COLLECTED DATA:
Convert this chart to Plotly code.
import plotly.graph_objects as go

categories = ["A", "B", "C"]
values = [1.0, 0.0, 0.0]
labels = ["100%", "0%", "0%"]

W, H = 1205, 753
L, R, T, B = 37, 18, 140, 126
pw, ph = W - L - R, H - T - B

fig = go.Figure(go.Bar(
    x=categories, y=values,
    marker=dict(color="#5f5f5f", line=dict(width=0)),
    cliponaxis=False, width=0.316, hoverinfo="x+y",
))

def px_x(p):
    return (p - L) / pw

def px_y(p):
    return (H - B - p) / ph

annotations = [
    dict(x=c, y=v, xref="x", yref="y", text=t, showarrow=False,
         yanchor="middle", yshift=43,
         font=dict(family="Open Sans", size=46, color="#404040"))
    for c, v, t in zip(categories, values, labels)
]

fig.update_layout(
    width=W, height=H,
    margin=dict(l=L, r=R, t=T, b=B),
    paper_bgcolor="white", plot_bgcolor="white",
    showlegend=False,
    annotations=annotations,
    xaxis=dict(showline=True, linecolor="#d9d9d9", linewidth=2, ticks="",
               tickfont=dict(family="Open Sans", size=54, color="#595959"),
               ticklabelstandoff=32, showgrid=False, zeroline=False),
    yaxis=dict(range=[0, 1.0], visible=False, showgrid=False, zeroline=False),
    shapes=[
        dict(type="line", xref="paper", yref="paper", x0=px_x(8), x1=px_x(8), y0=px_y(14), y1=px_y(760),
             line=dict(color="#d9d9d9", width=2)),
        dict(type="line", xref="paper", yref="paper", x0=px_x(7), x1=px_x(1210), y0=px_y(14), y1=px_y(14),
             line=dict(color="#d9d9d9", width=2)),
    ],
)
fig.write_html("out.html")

PROBLEM REQUIREMENTS: Extract the lines above, from the first one through the one containing "pw, ph = W - L - R, H - T - B", and return only those, unchanged.

SOLUTION BELOW:
Convert this chart to Plotly code.
import plotly.graph_objects as go

categories = ["A", "B", "C"]
values = [1.0, 0.0, 0.0]
labels = ["100%", "0%", "0%"]

W, H = 1205, 753
L, R, T, B = 37, 18, 140, 126
pw, ph = W - L - R, H - T - B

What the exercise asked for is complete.